Using mostly natural light, she also experimented with how to use expedition lanterns in tents at night, and how to use flashlights and headlights in interesting ways. "This was a life-changing experience. Two women were killed during the second summit attempt," reflects Taylor. "You have to ask yourself 'What does a film like this mean, anyway?' when lives are at risk or lost."
In this film, as in the others she has shot, Taylor opts for the project with a strong story to tell. "I have been in and out of the fiction world, but I made a choice not to live in Los Angeles. In the end what I am drawn to is good storytelling whether documentary or fiction."
Last summer Taylor shot a short fiction film entitled Patriotic. Based on a story by Janet Kauffman, and directed by Judy Dennis, this film is about an unlikely trio of characters whose friendship forms in the course of a day's hay harvest. "I decided to dance along with them on the back of the hay wagon so that the camera is really with them," she explains. "You can feel the sweat and smell the bales of hay." Patriotic allowed Taylor to use naturalistic lighting to create "the look of a working farmhouse. It had to be unassuming," she says. A range of HMI sources, provided in part by Production Arts, gave Taylor a daylight source that actually stood in for the sun on rainy days. Another technique Taylor favors is the use of white bobbinet to soften the contrast on the actors in strong daylight. "We were shooting in the field at the height of the day. The white net cuts the light of the real sun so you can really feel the heat without the directness. You can see the contours on their faces. This is a great tool for matching closeups and long shots."
For Life After Life, Taylor's work was more impressionistic and abstract than usual. "It is a very mysterious film, and I couldn't be very literal about life after death," she admits. To shoot stylized interviews of people who have had encounters with dead loved ones, Taylor wanted to set these "witnesses" apart from a dark background as they told their stories directly to the camera.
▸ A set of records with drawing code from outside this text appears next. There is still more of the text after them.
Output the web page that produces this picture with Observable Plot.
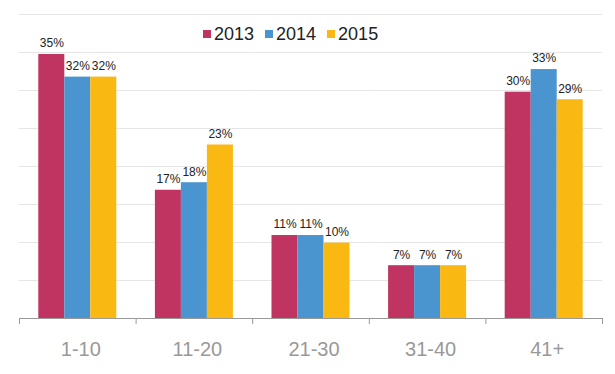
<!DOCTYPE html>
<html><head><meta charset="utf-8">
<script src="https://cdn.jsdelivr.net/npm/d3@7"></script>
<script src="https://cdn.jsdelivr.net/npm/@observablehq/plot@0.6"></script>
<style>
body{margin:0;background:#fff;font-family:Arial,"Liberation Sans",sans-serif}
#wrap{position:relative;width:615px;height:374px}
#legend{position:absolute;left:203px;top:25px;display:flex;align-items:center;font-size:18px;line-height:18px;color:#222}
.item{display:flex;align-items:center;margin-right:11px}
.sw{width:8px;height:8px;margin-right:3px}
</style></head><body><div id="wrap"><div id="legend"></div></div>
<script>
const categories = ["1-10", "11-20", "21-30", "31-40", "41+"];
const years = ["2013", "2014", "2015"];
const values2013 = [35, 17, 11, 7, 30];
const values2014 = [32, 18, 11, 7, 33];
const values2015 = [32, 23, 10, 7, 29];
const colors = ["#C03462", "#4A94D0", "#F9B912"];
const yMax = 40.3;
const gridTicks = d3.range(1, 9).map(i => i * yMax / 8);

const series = [values2013, values2014, values2015];
const data = categories.flatMap((c, i) => years.map((y, j) => ({category: c, year: y, value: series[j][i]})));

const halfStep = (615 - 19 - 13) / categories.length / 2;

const plot = Plot.plot({
  width: 615, height: 374,
  marginLeft: 19, marginRight: 13, marginTop: 14, marginBottom: 56,
  style: {fontFamily: "Arial, 'Liberation Sans', sans-serif", background: "#fff"},
  fx: {domain: categories, padding: 0, round: false, label: null},
  x: {domain: years, paddingInner: 0, paddingOuter: 0.742, round: false, axis: null},
  y: {domain: [0, yMax], axis: null},
  color: {domain: years, range: colors},
  marks: [
    Plot.ruleY(gridTicks, {stroke: "#e6e6e6", strokeWidth: 1}),
    Plot.barY(data, {fx: "category", x: "year", y: "value", fill: "year"}),
    Plot.text(data, {fx: "category", x: "year", y: "value", text: d => d.value + "%", dy: -11, fontSize: 12, fill: "#222"}),
    Plot.ruleY([0], {stroke: "#999"}),
    Plot.axisFx({anchor: "bottom", tickSize: 0, tickPadding: 23, fontSize: 20, fill: "#999", label: null, dx: 3}),
    Plot.axisFx({anchor: "bottom", tickSize: 6, tickFormat: () => "", stroke: "#999", label: null, dx: -halfStep}),
    Plot.axisFx({anchor: "bottom", ticks: ["41+"], tickSize: 6, tickFormat: () => "", stroke: "#999", label: null, dx: halfStep})
  ]
});
document.getElementById("wrap").appendChild(plot);

const legend = document.getElementById("legend");
years.forEach((y, i) => {
  const item = document.createElement("div");
  item.className = "item";
  const sw = document.createElement("span");
  sw.className = "sw";
  sw.style.background = colors[i];
  const t = document.createElement("span");
  t.textContent = y;
  item.appendChild(sw); item.appendChild(t);
  legend.appendChild(item);
});
legend.style.zIndex = 2;
</script></body></html>
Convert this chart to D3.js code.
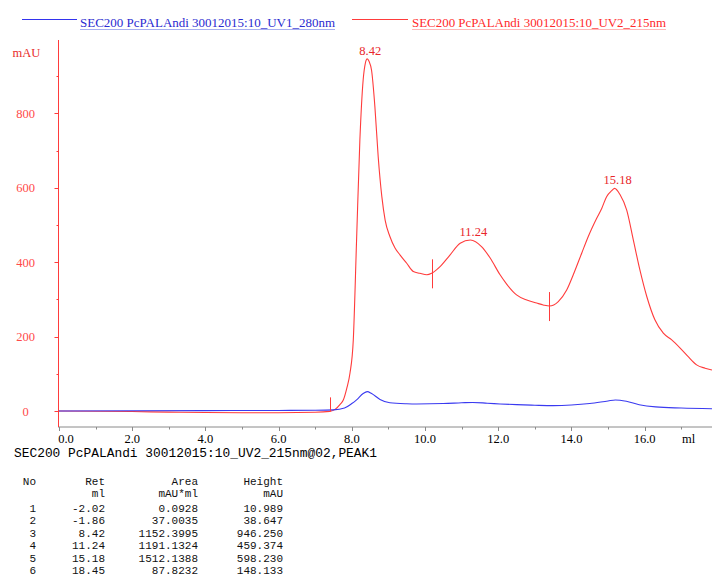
<!DOCTYPE html>
<html><head><meta charset="utf-8">
<script src="https://cdn.jsdelivr.net/npm/d3@7"></script>
<style>
html,body{margin:0;padding:0;background:#fff;}
svg{display:block;}
</style></head>
<body>
<svg id="chart" width="712" height="581"></svg>
<script>
// ---------- data ----------
const legendLabels = ["SEC200 PcPALAndi 30012015:10_UV1_280nm", "SEC200 PcPALAndi 30012015:10_UV2_215nm"];
const xTicks = [0, 2, 4, 6, 8, 10, 12, 14, 16];
const xTickLabels = ["0.0", "2.0", "4.0", "6.0", "8.0", "10.0", "12.0", "14.0", "16.0"];
const yTicks = [0, 200, 400, 600, 800];
const yTickLabels = ["0", "200", "400", "600", "800"];

const uv2Ml = [0, 1.0, 2.0, 3.0, 4.0, 5.0, 6.0, 7.0, 7.40, 7.55, 7.68, 7.77, 7.86, 7.95, 8.04, 8.13, 8.22, 8.31, 8.37, 8.42, 8.47, 8.54, 8.63, 8.72, 8.82, 8.91, 9.04, 9.18, 9.32, 9.50, 9.68, 9.86, 10.05, 10.18, 10.41, 10.68, 10.96, 11.24, 11.55, 11.78, 12.05, 12.23, 12.50, 12.78, 13.05, 13.23, 13.40, 13.64, 13.87, 14.05, 14.28, 14.46, 14.69, 14.83, 14.96, 15.10, 15.18, 15.33, 15.51, 15.69, 15.87, 16.06, 16.28, 16.51, 16.74, 16.97, 17.19, 17.42, 17.65, 17.84];
const uv2MAU = [0, -0.5, -1.5, -3, -4, -4.5, -4.5, -3.5, -1, 5, 18, 30, 60, 102, 191, 460, 728, 890, 935, 946.25, 940, 915, 818, 684, 576, 513, 469, 438, 419, 397, 375, 370, 366, 370, 388, 419, 451, 459.37, 441, 411, 366, 341, 312, 298, 290, 285, 282, 294, 325, 366, 424, 469, 518, 545, 576, 592, 598.23, 581, 540, 460, 379, 307, 245, 209, 191, 169, 146, 124, 115, 110];

const uv1Ml = [0, 2, 4, 6, 7.0, 7.5, 7.8, 8.0, 8.13, 8.31, 8.42, 8.54, 8.77, 9.04, 9.5, 9.77, 10.5, 11.0, 11.3, 11.7, 12.05, 12.5, 13.0, 13.5, 14.0, 14.5, 15.0, 15.2, 15.5, 15.85, 16.3, 17.0, 17.84];
const uv1MAU = [0, 0.5, 1, 1.5, 2, 3, 8, 20, 30, 47, 52, 47, 31, 22, 19.5, 19, 20, 22, 23, 21, 19, 17, 15.5, 14.5, 16, 20, 27, 29.6, 26, 17, 11, 8, 6];

const peakRet = [8.42, 11.24, 15.18];
const peakHeight = [946.25, 459.374, 598.23];
const peakLabels = ["8.42", "11.24", "15.18"];
const markerMl = [7.40, 10.18, 13.40];
const markerMAU = [-1, 370, 282];

const footerText = "SEC200 PcPALAndi 30012015:10_UV2_215nm@02,PEAK1";
const tableHead1 = ["No", "Ret", "Area", "Height"];
const tableHead2 = ["", "ml", "mAU*ml", "mAU"];
const tableNo = ["1", "2", "3", "4", "5", "6"];
const tableRet = ["-2.02", "-1.86", "8.42", "11.24", "15.18", "18.45"];
const tableArea = ["0.0928", "37.0035", "1152.3995", "1191.1324", "1512.1388", "87.8232"];
const tableHeight = ["10.989", "38.647", "946.250", "459.374", "598.230", "148.133"];

// ---------- drawing ----------
const svg = d3.select("#chart");
const RED = "#ff3b3b", BLUE = "#3a3af0";
const serif = "'Liberation Serif','Times New Roman',serif";
const mono = "'Liberation Mono','Courier New',monospace";

const x = d3.scaleLinear().domain([0, 17.84]).range([59, 712]);
const y = d3.scaleLinear().domain([0, 800]).range([411, 113.3]);

// x axis
const xAxisG = svg.append("g").attr("transform", "translate(0,427)");
xAxisG.append("line").attr("x1", 58).attr("x2", 712).attr("y1", 0).attr("y2", 0).attr("stroke", "#8a8a8a");
const xMinor = d3.range(1, 18, 2);
xAxisG.selectAll(".xmaj").data(xTicks).join("line")
  .attr("x1", d => Math.round(x(d)) + 0.5).attr("x2", d => Math.round(x(d)) + 0.5)
  .attr("y1", 0).attr("y2", 4).attr("stroke", "#8a8a8a");
xAxisG.selectAll(".xmin").data(xMinor).join("line")
  .attr("x1", d => Math.round(x(d)) + 0.5).attr("x2", d => Math.round(x(d)) + 0.5)
  .attr("y1", 0).attr("y2", 2.5).attr("stroke", "#8a8a8a");
xAxisG.selectAll(".xlab").data(xTicks).join("text")
  .attr("x", (d, i) => i === 0 ? x(d) + 7 : x(d))
  .attr("y", 16).attr("text-anchor", "middle")
  .attr("font-family", serif).attr("font-size", 12.5).attr("fill", "#000")
  .text((d, i) => xTickLabels[i]);
xAxisG.append("text").attr("x", 682).attr("y", 16)
  .attr("font-family", serif).attr("font-size", 12.5).attr("fill", "#000").text("ml");

// y axis
const yAxisG = svg.append("g");
yAxisG.append("line").attr("x1", 58.5).attr("x2", 58.5).attr("y1", 40).attr("y2", 427).attr("stroke", RED);
const yMinor = d3.range(100, 1000, 200);
yAxisG.selectAll(".ymaj").data(yTicks).join("line")
  .attr("x1", 54.5).attr("x2", 58.5)
  .attr("y1", d => Math.round(y(d)) + 0.5).attr("y2", d => Math.round(y(d)) + 0.5).attr("stroke", RED);
yAxisG.selectAll(".ymin").data(yMinor).join("line")
  .attr("x1", 56.5).attr("x2", 58.5)
  .attr("y1", d => Math.round(y(d)) + 0.5).attr("y2", d => Math.round(y(d)) + 0.5).attr("stroke", RED);
yAxisG.selectAll(".ylab").data(yTicks).join("text")
  .attr("x", 25.5).attr("y", d => y(d) + 4.5).attr("text-anchor", "middle")
  .attr("font-family", serif).attr("font-size", 12.5).attr("fill", "#ff4a4a")
  .text((d, i) => yTickLabels[i]);
svg.append("text").attr("x", 26.5).attr("y", 57).attr("text-anchor", "middle")
  .attr("font-family", serif).attr("font-size", 12.5).attr("fill", "#e82a2a").text("mAU");

// legend
const legendItems = [
  {lx1: 22, lx2: 77, tx: 80, tw: 255, color: "#3333ee", text: "#2a2ad0", ul: "#a8b0f0"},
  {lx1: 352, lx2: 408, tx: 412, tw: 254, color: RED, text: "#ff2a2a", ul: "#ffb8b8"}
];
legendItems.forEach((it, i) => {
  svg.append("line").attr("x1", it.lx1).attr("x2", it.lx2).attr("y1", 19.5).attr("y2", 19.5).attr("stroke", it.color);
  svg.append("text").attr("x", it.tx).attr("y", 27).attr("font-family", serif).attr("font-size", 13)
    .attr("fill", it.text).attr("textLength", it.tw).attr("lengthAdjust", "spacingAndGlyphs").text(legendLabels[i]);
  svg.append("line").attr("x1", it.tx).attr("x2", it.tx + it.tw).attr("y1", 29.5).attr("y2", 29.5).attr("stroke", it.ul);
});

// traces
const line = d3.line().x(d => x(d[0])).y(d => y(d[1])).curve(d3.curveMonotoneX);
const uv1 = uv1Ml.map((m, i) => [m, uv1MAU[i]]);
const uv2 = uv2Ml.map((m, i) => [m, uv2MAU[i]]);
svg.append("path").datum(uv2).attr("d", line).attr("fill", "none").attr("stroke", RED).attr("stroke-width", 1.1);
svg.append("path").datum(uv1).attr("d", line).attr("fill", "none").attr("stroke", BLUE).attr("stroke-width", 1.1);

// peak markers
svg.selectAll(".mark").data(markerMl).join("line")
  .attr("x1", d => Math.round(x(d)) + 0.5).attr("x2", d => Math.round(x(d)) + 0.5)
  .attr("y1", (d, i) => y(markerMAU[i]) - 14)
  .attr("y2", (d, i) => i === 0 ? y(markerMAU[i]) : y(markerMAU[i]) + 15)
  .attr("stroke", RED);

// peak labels
svg.selectAll(".plab").data(peakRet).join("text")
  .attr("x", d => x(d) + 3).attr("y", (d, i) => y(peakHeight[i]) - 4)
  .attr("text-anchor", "middle").attr("font-family", serif).attr("font-size", 12.5).attr("fill", "#e8262b")
  .text((d, i) => peakLabels[i]);

// footer and table
svg.append("text").attr("x", 14).attr("y", 457).attr("font-family", mono).attr("font-size", 12.5)
  .attr("fill", "#000").attr("textLength", 363).attr("lengthAdjust", "spacingAndGlyphs").text(footerText);

const colRight = [36, 105, 198, 283];
const tbl = svg.append("g").attr("font-family", mono).attr("font-size", 11).attr("fill", "#111").attr("text-anchor", "end");
const headY = [485, 497];
const rowY0 = 512, rowStep = 12.4;
tableHead1.forEach((t, c) => tbl.append("text").attr("x", colRight[c]).attr("y", headY[0]).text(t));
tableHead2.forEach((t, c) => { if (t) tbl.append("text").attr("x", colRight[c]).attr("y", headY[1]).text(t); });
const cols = [tableNo, tableRet, tableArea, tableHeight];
tableNo.forEach((_, r) => {
  cols.forEach((col, c) => {
    tbl.append("text").attr("x", colRight[c]).attr("y", rowY0 + rowStep * r).text(col[r]);
  });
});
</script>
</body></html>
"I wanted them to almost be in limbo," says Taylor, who used a large HMI key light as well as smaller tungsten sources as backlight and as three-quarter backlight from the floor. This almost futuristic effect contrasts with work she recently did in South Africa, where she was shooting the skeletal remains of prehistoric creatures that lived 250 million years ago. Here she used Arri Pocket PARs and Dedos as well as HMI sun guns and flashlights with reflectors for field work when shooting at dusk.
"For me, good film lighting is subtle," says Taylor. "It's about knowing where the source should come from yet making this knowledge almost invisible on the screen. The emotion of the story is somehow enhanced, yet has to remain honest. Really good lighting can unselfconsciously dramatize the story."
Taylor often looks at light in her own life and asks herself how she might create what she sees. "There are a million ways to approach it," she says. "Lighting is the most exciting thing about shooting. I love trying to replicate the magic of how light works in our lives."